-Steven LaChance
Wes Craven once said, “Horror films don’t create fear. They release it.” That’s because fear isn’t something lurking in the shadows—it’s already inside us, waiting for the right moment to claw its way out. We like to think monsters are external, that they come from the outside world to destroy us. But the real horror? The real nightmare? It’s the monster we carry within.
Nietzsche warned us about this in Beyond Good and Evil: “He who fights with monsters should look to it that he himself does not become a monster.” It’s an old question, one that has haunted humanity since the first flickering flames of firelight cast shadows on the cave walls. If we battle darkness for too long, do we risk becoming the very thing we fear?
Look at Victor Frankenstein. He set out to create life, to push the boundaries of human understanding, but his creation—the so-called “monster”—wasn’t the real horror. The true monster was Frankenstein himself, a man so consumed by his own ambitions and fears that he abandoned his creation, leaving it to suffer in a world that rejected it. “You are my creator, but I am your master; obey!” the creature declares, reversing the roles. The hunted becomes the hunter. The victim becomes the villain.
This is the cycle. The never-ending war between man and monster. But what happens when we stop seeing them as two separate things? What if the monster is simply another version of ourselves, twisted by pain, rage, and regret? What if, instead of trying to destroy it, we learned to face it, to understand it, even to tame it?

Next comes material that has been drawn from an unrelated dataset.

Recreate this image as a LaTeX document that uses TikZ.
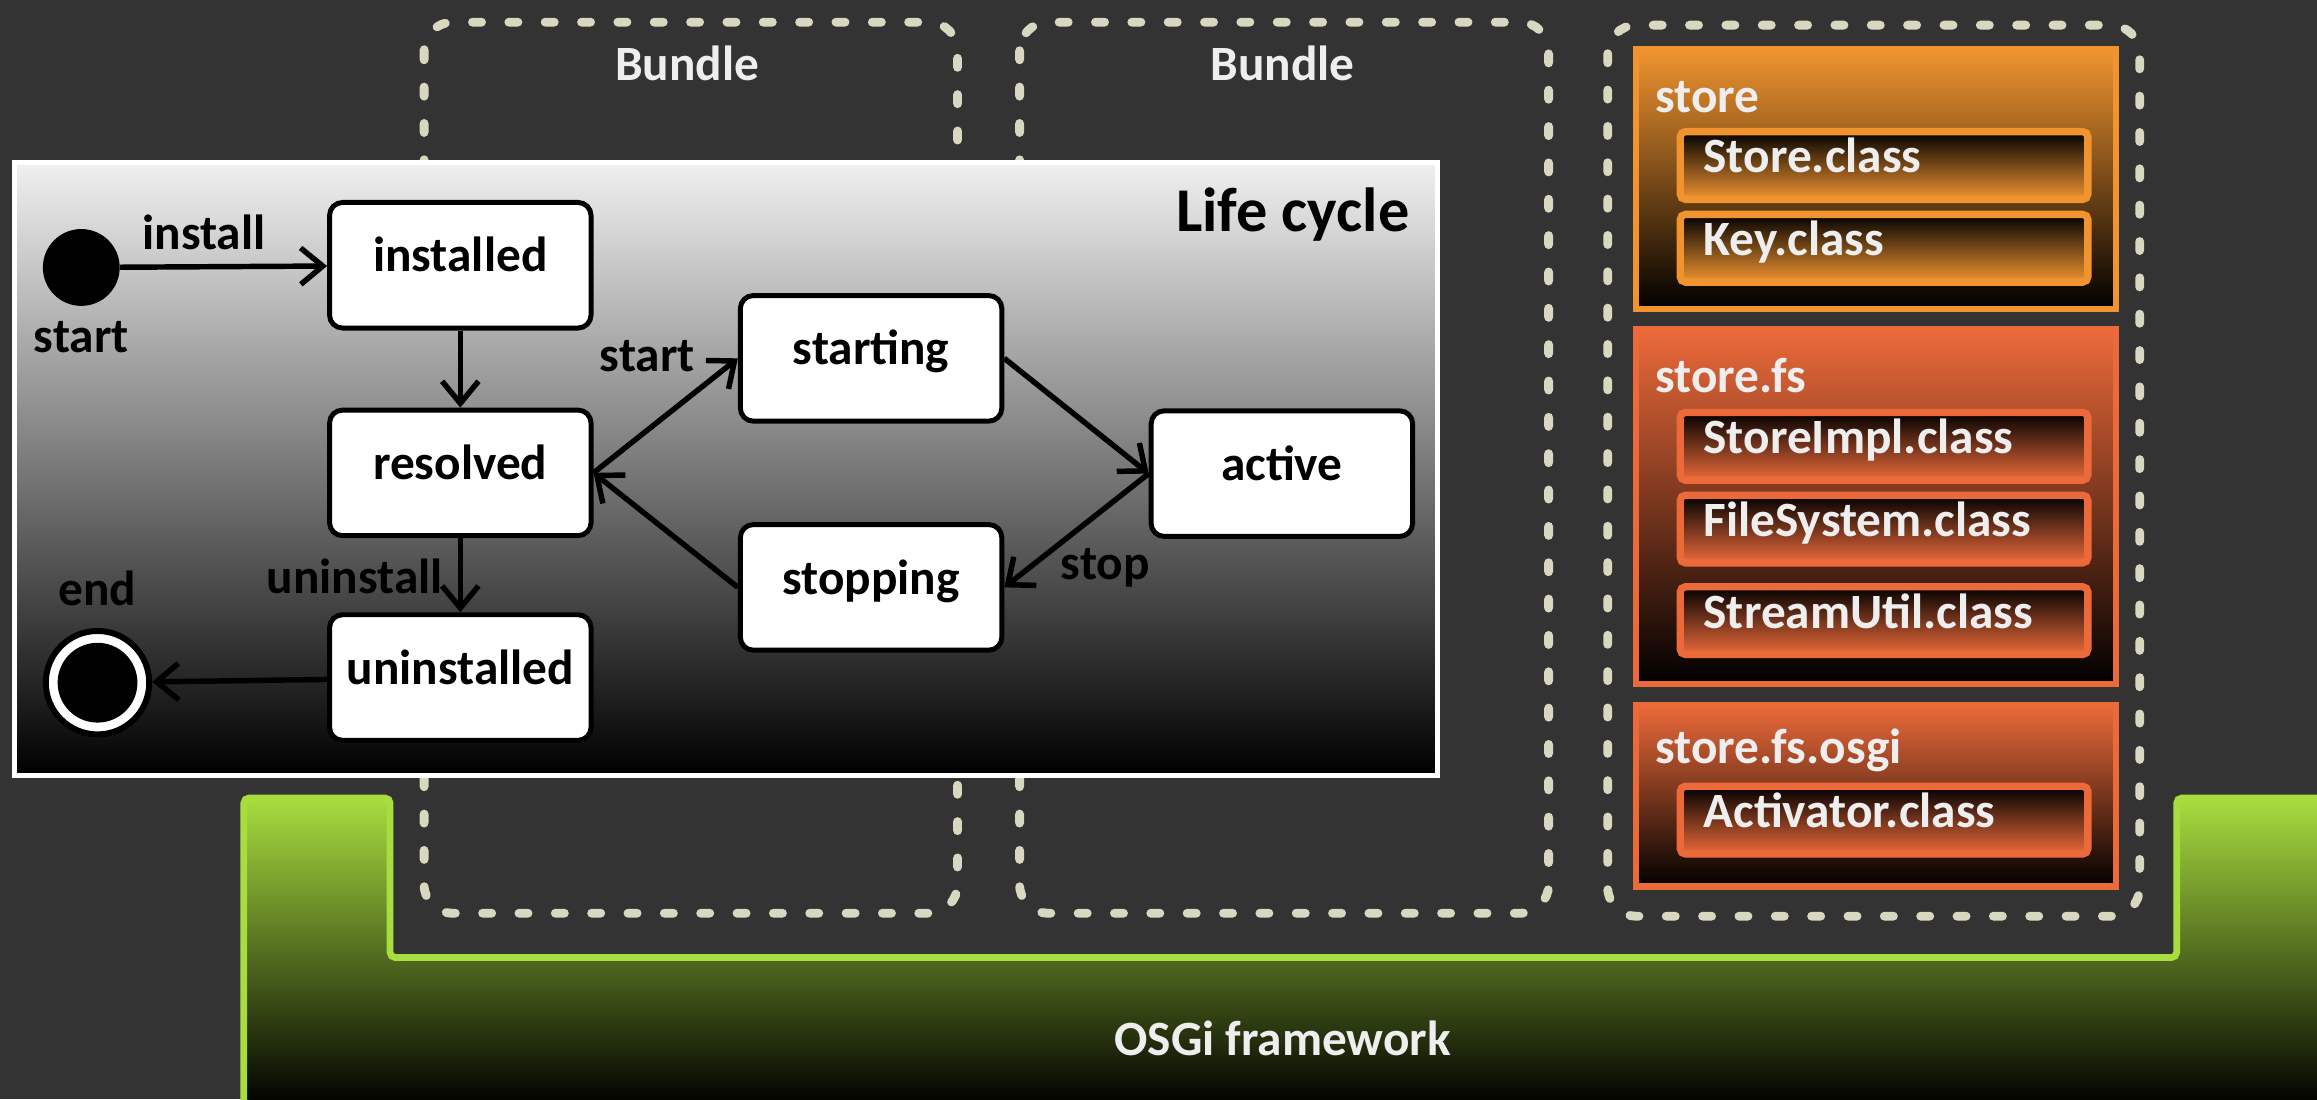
\documentclass[tikz,border=0pt]{standalone}
\usepackage{fontspec}
\setmainfont{Carlito}
\usetikzlibrary{
    arrows.meta,
    positioning,
    calc
}

\definecolor{bgdark}{RGB}{51,51,51}
\definecolor{dashcol}{RGB}{216,216,192}
\definecolor{paneltop}{RGB}{240,240,240}
\definecolor{storeor}{RGB}{241,148,48}
\definecolor{fsor}{RGB}{236,106,58}
\definecolor{osgigreen}{RGB}{168,221,63}
\definecolor{txtwhite}{RGB}{238,238,238}

\newcommand{\bigtxt}{\fontsize{19}{23}\selectfont\bfseries}
\newcommand{\titletxt}{\fontsize{24}{28}\selectfont\bfseries}

\begin{document}
\begin{tikzpicture}[x=0.02cm, y=-0.02cm,
        >={Straight Barb[length=8.5pt,width=14pt]},
        statebox/.style={
            % The shape:
            rectangle, rounded corners=5pt,
            % The size:
            minimum width=3.54cm, text height=0.94cm, text depth=0.76cm, inner sep=0pt,
            % The border
            line width=1.9pt, draw=black,
            % The filling
            fill=white, font=\bigtxt},
        lbl/.style={font=\bigtxt, inner sep=1pt},
        edgeline/.style={line width=2.1pt, ->},
        bundlebox/.style={dashcol, line width=3.4pt, line cap=round,
            dash pattern=on 3.5pt off 10.5pt, rounded corners=11pt},
        pkg/.style={draw=#1, line width=2.5pt, top color=#1, bottom color=black},
        pkgtitle/.style={font=\bigtxt, text=txtwhite, anchor=west, inner sep=0pt},
        cls/.style={
            % The shape:
            rectangle, rounded corners=2pt,
            % The size:
            text width=139pt, inner xsep=9pt, inner ysep=0pt,
            text height=15.9pt, text depth=10.2pt, align=left,
            % The border
            line width=2.8pt, draw=#1,
            % The filling
            top color=black, bottom color=#1,
            font=\bigtxt, text=txtwhite}]

        % page and background
        \useasboundingbox (0,0) rectangle (1568,744);
        \fill[bgdark] (0,0) rectangle (1568,744);

        % bundles
        \draw[bundlebox] (287,15) rectangle (648,618);
        \draw[bundlebox] (690,15) rectangle (1048,618);
        \draw[bundlebox] (1088,17) rectangle (1448,620);
        \node[font=\bigtxt, text=txtwhite] (bundleA) at (465,43) {Bundle};
        \node[font=\bigtxt, text=txtwhite] (bundleB) at (868,43) {Bundle};

        % life cycle panel
        \draw[white, line width=2pt, top color=paneltop, bottom color=black] (10,110) rectangle (973,525);
        \node[font=\titletxt, anchor=east] (lctitle) at (960,145) {Life cycle};

        \node[circle, fill=black, minimum size=1.04cm, inner sep=0pt] (init) at (55,181) {};
        \node[circle, draw=black, fill=white, line width=2.3pt, minimum size=1.4cm, inner sep=0pt] (final) at (66,462) {};
        \fill[black] (final) circle (0.54cm);

        \node[statebox] (installed) at (311.5,179.5) {installed};
        \node[statebox] (resolved) at (311.5,320) {resolved};
        \node[statebox] (uninstalled) at (311.5,458.5) {uninstalled};
        \node[statebox] (starting) at (589.5,242.5) {starting};
        \node[statebox] (stopping) at (589.5,397.5) {stopping};
        \node[statebox] (active) at (867.5,320.5) {active};

        \node[lbl] (lblinit) at (55,228) {start};
        \node[lbl] (lblend) at (66,398) {end};
        \node[lbl] (lblinstall) at (138,157) {install};
        \node[lbl] (lblstart) at (438,241) {start};
        \node[lbl] (lbluninstall) at (240,390) {uninstall};
        \node[lbl] (lblstop) at (748,384) {stop};

        \draw[edgeline] (init) -- (installed);
        \draw[edgeline] (installed) -- (resolved);
        \draw[edgeline] (resolved) -- (uninstalled);
        \draw[edgeline] (uninstalled) -- (final);
        \draw[edgeline] (resolved.east) -- (starting.west);
        \draw[edgeline] (starting.east) -- (active.west);
        \draw[edgeline] (active.west) -- (stopping.east);
        \draw[edgeline] (stopping.west) -- (resolved.east);

        % packages
        \draw[pkg=storeor] (1107,33) rectangle (1432,209);
        \draw[pkg=fsor] (1107,223) rectangle (1432,463);
        \draw[pkg=fsor] (1107,477) rectangle (1432,600);
        \node[pkgtitle] (pstore) at (1120,66) {store};
        \node[pkgtitle] (pfs) at (1120,254) {store.fs};
        \node[pkgtitle] (posgi) at (1120,508) {store.fs.osgi};

        \node[cls=storeor] (cstore) at (1275,112) {Store.class};
        \node[cls=storeor] (ckey) at (1275,168) {Key.class};
        \node[cls=fsor] (cimpl) at (1275,302) {StoreImpl.class};
        \node[cls=fsor] (cfile) at (1275,358) {FileSystem.class};
        \node[cls=fsor] (cstream) at (1275,420) {StreamUtil.class};
        \node[cls=fsor] (cact) at (1275,555) {Activator.class};

        % framework
        \draw[osgigreen, line width=2.6pt, rounded corners=2pt, top color=osgigreen, bottom color=black]
            (165,540) -- (264,540) -- (264,648) -- (1473,648) -- (1473,540)
            -- (1572,540) -- (1572,748) -- (165,748) -- cycle;
        \node[font=\bigtxt, text=txtwhite] (osgi) at (868,703) {OSGi framework};

\end{tikzpicture}
\end{document}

The world is filled with people who have let their monsters win. You see them every day—people consumed by bitterness, by hate, by vengeance. They let their wounds fester until they become something unrecognizable. They become the very thing they feared. But there’s another path. The hardest one. The one that demands we stand in front of the mirror and truly see what’s staring back at us.
Because the real question isn’t just about fighting monsters. It’s about what happens if we let them take control. Will they consume us, turn us into something unrecognizable? Or will we find the strength to face them, to tame them, and to create a different ending?
This isn’t just philosophy. It isn’t just horror. This is the world we live in. And now is the time for monsters.
We see them everywhere—on our screens, in our politics, in our streets. Some wear masks, some hide in plain sight, and some whisper in our own minds, waiting for us to break. The battle between man and monster isn’t just a metaphor; it’s happening right now. And that’s what Modern Monsters is about.
My book ‘Glow’ showed us the consequences of what happens when something unnatural takes root inside us. ‘Gorilla’ pushes further, revealing the masks we wear, the performances we put on, and what happens when the act becomes reality. ‘Grace’ turns the mirror back on us, asking if we can truly ever escape the roles we’ve been given, or if the monster was always waiting beneath the surface. And ‘Gabriel’…. well, ‘Gabriel’ will tie it all together.
The world has always been filled with monsters. The question isn’t whether they exist. It’s whether we let them define us. Whether we fight them. Or whether we become them.